Lavoro povero e precario: un quadro preoccupante per l’Italia

L’Italia terra di santi, poeti, navigatori e lavoratori poveri e precari. Questo emerge dal Rapporto 2022 dell’INAPP, Istituto nazionale per l’analisi delle politiche pubbliche, presentato lo scorso 8 novembre alla Camera dei Deputati alla presenza della Ministra del Lavoro e delle Politiche Sociali, Marina Calderone.

SALARI BASSI
Negli ultimi trenta anni, dal 1990 al 2020, l’Italia è stato l’unico Paese europeo dove si è registrato un calo dei salari, pari al 2,9%, mentre in Germania è cresciuto del 33,7% e in Francia del 31,1%, con una media OCSE del +38,5%. In particolare, il calo maggiore che si è osservato in Italia è stato nell’ultimo decennio, dal 2010 al 2020, quando i salari sono diminuiti dell’8,3%. Nel corso degli ultimi tre decenni è, quindi, aumentato il divario tra la crescita media dei salari nei Paesi OCSE e la crescita dei salari in Italia, arrivando al -19,6% nel 2010-2020.
Allo stesso tempo, sottolinea il Rapporto, la produttività è cresciuta del 21,9%, quindi si nota come “non sembrano aver funzionato i meccanismi di aggancio dei livelli salariali alla performance del lavoro”.
In Italia l’8,7% dei lavoratori percepisce una retribuzione annua lorda di meno di 10mila euro mentre solo il 26% dichiara redditi annui superiori a 30mila euro.

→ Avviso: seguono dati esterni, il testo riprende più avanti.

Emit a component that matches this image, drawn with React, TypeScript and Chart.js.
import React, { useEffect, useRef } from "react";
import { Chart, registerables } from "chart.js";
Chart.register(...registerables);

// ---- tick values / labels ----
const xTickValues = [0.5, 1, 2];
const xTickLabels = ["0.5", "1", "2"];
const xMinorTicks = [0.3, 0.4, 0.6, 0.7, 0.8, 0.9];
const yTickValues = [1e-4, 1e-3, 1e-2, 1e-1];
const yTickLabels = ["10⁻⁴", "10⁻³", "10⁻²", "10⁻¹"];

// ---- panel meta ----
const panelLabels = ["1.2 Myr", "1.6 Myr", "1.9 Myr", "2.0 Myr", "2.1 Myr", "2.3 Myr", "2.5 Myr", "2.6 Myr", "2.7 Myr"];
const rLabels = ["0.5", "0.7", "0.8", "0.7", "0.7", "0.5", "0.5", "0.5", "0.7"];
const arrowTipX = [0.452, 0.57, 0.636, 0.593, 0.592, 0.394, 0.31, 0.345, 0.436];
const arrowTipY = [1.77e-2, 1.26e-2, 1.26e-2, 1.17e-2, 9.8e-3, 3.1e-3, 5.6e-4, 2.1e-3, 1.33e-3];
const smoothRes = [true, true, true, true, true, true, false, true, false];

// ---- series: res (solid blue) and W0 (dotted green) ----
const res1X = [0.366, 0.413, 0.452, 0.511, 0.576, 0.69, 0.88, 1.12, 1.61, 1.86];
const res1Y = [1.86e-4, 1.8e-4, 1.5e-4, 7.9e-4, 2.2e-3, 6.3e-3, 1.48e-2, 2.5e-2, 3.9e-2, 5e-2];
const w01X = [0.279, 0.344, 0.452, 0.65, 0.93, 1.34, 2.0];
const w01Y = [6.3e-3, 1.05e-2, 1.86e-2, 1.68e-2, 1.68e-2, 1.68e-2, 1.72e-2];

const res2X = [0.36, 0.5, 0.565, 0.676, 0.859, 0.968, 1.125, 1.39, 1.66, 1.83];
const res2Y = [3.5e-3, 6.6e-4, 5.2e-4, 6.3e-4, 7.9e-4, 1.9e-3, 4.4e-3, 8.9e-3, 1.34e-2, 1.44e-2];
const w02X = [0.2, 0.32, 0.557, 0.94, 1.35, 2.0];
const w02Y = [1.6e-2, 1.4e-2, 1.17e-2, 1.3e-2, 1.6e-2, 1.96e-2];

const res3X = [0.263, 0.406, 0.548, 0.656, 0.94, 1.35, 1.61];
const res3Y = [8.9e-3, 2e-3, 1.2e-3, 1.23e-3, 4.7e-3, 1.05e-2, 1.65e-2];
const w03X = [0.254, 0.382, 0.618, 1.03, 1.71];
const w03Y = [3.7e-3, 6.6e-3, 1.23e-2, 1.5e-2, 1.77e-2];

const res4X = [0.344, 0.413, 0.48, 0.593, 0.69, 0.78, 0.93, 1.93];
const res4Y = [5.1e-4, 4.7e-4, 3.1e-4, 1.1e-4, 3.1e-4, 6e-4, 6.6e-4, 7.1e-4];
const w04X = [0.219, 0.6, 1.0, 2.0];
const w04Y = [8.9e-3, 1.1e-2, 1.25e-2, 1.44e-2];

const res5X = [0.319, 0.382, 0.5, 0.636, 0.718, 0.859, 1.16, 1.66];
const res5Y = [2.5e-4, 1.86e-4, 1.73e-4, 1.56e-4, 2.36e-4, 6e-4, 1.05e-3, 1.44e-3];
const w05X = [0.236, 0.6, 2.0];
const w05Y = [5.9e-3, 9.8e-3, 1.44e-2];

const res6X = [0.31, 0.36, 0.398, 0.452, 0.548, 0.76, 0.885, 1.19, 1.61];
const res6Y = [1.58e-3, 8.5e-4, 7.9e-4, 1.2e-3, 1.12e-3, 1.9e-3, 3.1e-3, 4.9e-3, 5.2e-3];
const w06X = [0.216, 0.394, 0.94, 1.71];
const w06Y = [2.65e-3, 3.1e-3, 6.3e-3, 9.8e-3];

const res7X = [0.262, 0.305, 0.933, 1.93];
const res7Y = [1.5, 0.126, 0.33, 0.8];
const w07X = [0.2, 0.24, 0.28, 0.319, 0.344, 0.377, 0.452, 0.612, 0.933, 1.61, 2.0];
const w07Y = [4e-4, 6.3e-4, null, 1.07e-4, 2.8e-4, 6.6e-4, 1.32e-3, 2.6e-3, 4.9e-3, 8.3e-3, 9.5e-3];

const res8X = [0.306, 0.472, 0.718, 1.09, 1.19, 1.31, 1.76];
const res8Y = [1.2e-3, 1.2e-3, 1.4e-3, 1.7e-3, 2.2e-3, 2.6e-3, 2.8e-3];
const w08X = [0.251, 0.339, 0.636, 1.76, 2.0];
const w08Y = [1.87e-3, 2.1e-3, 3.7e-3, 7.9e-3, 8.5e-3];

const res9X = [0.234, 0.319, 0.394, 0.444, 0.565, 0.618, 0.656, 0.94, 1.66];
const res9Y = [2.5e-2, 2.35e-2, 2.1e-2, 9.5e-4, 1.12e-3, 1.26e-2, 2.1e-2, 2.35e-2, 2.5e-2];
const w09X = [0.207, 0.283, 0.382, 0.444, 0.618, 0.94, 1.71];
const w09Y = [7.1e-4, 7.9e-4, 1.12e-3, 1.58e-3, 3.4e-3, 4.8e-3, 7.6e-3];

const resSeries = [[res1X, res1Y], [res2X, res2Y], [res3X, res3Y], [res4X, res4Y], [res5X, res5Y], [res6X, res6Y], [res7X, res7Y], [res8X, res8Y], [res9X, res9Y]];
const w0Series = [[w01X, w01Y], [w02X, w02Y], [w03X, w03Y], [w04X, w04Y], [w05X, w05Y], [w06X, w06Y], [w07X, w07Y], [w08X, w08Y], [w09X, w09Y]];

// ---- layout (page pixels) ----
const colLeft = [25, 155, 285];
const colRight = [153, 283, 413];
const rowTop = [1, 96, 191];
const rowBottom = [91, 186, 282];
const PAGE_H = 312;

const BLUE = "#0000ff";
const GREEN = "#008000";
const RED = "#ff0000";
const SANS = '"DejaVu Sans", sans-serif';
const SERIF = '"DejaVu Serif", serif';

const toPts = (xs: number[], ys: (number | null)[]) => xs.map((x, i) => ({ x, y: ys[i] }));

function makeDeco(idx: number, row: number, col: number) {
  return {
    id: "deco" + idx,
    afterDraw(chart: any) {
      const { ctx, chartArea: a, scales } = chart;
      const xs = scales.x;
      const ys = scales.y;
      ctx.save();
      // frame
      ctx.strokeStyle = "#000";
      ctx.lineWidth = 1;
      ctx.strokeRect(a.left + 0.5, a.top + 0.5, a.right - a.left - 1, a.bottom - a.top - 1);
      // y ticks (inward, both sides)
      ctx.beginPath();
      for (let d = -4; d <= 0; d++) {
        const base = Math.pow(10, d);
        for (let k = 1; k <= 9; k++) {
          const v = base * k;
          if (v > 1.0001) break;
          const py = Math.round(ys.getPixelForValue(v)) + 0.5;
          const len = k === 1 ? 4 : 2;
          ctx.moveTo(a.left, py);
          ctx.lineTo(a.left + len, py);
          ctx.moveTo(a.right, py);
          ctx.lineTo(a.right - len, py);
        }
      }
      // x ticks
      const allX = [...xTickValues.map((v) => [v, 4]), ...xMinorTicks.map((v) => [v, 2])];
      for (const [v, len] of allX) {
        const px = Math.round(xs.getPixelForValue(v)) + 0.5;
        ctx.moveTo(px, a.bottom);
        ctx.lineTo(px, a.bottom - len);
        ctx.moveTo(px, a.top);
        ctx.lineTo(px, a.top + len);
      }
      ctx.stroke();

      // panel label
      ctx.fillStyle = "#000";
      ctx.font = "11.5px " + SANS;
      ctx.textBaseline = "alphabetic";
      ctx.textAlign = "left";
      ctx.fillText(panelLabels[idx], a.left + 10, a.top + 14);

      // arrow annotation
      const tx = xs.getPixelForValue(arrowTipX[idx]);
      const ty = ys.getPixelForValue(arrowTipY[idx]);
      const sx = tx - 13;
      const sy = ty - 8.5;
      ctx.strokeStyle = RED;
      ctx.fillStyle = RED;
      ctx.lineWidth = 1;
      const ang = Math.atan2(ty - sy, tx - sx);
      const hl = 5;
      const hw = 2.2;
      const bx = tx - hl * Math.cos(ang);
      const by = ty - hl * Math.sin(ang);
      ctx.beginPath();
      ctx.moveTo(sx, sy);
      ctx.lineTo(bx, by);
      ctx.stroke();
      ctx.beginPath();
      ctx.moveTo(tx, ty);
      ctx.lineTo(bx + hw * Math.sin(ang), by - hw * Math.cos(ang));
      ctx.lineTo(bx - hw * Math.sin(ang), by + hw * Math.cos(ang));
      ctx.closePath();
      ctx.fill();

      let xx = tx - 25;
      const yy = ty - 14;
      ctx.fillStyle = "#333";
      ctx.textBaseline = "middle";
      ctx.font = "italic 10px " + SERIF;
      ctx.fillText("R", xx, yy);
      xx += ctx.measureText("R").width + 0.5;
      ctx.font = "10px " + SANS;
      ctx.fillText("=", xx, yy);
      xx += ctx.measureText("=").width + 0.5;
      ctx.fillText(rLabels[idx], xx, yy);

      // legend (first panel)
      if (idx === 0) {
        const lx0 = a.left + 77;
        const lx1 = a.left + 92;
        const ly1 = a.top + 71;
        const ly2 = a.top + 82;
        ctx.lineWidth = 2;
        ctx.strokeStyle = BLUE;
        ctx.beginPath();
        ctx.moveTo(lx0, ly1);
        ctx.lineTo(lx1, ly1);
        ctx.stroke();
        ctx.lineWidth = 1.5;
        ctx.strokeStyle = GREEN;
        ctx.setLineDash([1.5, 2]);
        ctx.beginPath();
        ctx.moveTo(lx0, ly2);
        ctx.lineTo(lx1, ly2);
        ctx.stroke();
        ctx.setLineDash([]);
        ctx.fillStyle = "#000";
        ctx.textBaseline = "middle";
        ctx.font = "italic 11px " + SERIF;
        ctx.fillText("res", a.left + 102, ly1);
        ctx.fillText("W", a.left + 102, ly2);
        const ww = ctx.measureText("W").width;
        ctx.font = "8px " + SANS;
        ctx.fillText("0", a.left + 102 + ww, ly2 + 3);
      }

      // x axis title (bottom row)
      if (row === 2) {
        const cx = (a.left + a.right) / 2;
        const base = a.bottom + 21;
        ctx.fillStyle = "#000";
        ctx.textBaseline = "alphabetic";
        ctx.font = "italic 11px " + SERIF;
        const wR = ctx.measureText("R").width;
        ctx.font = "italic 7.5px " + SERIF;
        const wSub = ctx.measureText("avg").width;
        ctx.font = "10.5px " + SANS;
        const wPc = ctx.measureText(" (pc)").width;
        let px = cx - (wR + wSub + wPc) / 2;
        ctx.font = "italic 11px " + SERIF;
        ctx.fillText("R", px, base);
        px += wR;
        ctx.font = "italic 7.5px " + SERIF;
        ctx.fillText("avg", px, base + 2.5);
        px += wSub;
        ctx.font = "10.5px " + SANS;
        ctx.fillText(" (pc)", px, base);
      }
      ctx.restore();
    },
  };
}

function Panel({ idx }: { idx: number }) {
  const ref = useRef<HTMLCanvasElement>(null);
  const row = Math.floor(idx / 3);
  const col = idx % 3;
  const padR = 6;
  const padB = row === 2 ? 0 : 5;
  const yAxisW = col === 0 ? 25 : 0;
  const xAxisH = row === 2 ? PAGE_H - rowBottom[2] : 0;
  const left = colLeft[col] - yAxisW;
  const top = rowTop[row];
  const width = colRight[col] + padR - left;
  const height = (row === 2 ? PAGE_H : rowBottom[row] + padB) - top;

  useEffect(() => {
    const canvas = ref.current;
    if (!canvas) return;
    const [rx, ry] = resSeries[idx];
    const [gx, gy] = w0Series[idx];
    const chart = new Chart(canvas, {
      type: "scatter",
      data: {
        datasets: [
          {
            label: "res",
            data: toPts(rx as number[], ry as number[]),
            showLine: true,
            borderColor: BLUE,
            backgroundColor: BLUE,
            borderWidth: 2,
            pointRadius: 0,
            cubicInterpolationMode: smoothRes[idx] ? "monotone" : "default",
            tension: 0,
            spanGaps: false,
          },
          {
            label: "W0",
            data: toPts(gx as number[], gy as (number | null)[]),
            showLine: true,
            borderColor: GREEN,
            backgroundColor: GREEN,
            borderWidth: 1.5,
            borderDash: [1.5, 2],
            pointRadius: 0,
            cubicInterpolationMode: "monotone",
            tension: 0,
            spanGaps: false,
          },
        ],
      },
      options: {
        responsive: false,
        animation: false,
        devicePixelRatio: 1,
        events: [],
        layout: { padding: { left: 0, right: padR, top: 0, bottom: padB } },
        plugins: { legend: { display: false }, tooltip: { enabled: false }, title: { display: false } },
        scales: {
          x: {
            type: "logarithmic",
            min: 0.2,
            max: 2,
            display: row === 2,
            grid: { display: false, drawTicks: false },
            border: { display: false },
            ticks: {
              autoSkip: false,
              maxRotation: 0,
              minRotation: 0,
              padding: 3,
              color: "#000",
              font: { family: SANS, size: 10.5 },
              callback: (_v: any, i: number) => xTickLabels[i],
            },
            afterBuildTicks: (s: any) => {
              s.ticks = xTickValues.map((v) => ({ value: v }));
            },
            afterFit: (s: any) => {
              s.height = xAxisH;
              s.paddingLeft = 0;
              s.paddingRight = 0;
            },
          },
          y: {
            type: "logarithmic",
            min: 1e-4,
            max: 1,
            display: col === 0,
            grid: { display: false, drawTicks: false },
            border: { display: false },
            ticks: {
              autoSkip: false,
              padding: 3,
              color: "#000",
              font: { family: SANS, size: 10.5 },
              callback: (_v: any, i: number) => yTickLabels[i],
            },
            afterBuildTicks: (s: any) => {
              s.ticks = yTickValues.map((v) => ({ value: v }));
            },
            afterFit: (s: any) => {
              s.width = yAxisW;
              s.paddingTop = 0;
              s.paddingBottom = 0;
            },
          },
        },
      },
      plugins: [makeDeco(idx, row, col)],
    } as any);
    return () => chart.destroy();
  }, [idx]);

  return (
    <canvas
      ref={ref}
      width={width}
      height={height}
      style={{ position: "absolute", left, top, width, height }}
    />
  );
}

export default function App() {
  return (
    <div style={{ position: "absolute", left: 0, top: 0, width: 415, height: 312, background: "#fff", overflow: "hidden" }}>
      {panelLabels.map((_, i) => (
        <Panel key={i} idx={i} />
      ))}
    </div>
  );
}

Inoltre rispetto ai lavoratori con reddito più basso, il 12% non è in grado di provvedere autonomamente ad una spesa improvvisa, il 20% riesce a fronteggiare spese fino a 300 euro e il 28% spese fino a 800 euro. Quasi uno su tre ha dovuto posticipare cure mediche.

BOOM DEL PRECARIATO
Lo scorso anno l’83% delle nuove assunzioni è stato con contratti precari, con un aumento del 34% negli ultimi 12 anni. Un record negativo che pone il nostro Paese negli ultimi posti tra gli Stati europei.
Il 2021 è stato anche l’anno del ritorno a un tasso di occupazione ai livelli pre-crisi, circa 200mila posti di lavoro in più rispetto al 2019 e al 2018, con prevalenza della componente maschile: 54% contro il 46% per le donne. Il nostro Paese ha impiegato 18 mesi mentre nei Paesi OCSE la risalita era già consistente nel secondo trimestre 2020 e si è completata in 15 mesi.
Dalla fotografia scattata dall’INAPP viene evidenziata un’Italia in forte sofferenza, con un mercato del lavoro in condizioni sempre più precarie, con un impoverimento progressivo dei lavoratori rispetto a quanto avviene nel resto dei Paesi europei. Per questo la Uilm ha chiesto da tempo al Governo interventi urgenti e strutturali, che vadano a incidere sul cuneo fiscale, riducendo le tasse sul lavoro, a partire dalle tredicesime, e a mettere in campo ogni strumento efficace per vincere le sfide future, come la riduzione dell’orario di lavoro a parità di salario e serie politiche industriali che ridisegnino le filiere rivoluzionate dalla transizione ecologica. L’Italia è a un bivio storico per il suo futuro. Non si può sbagliare.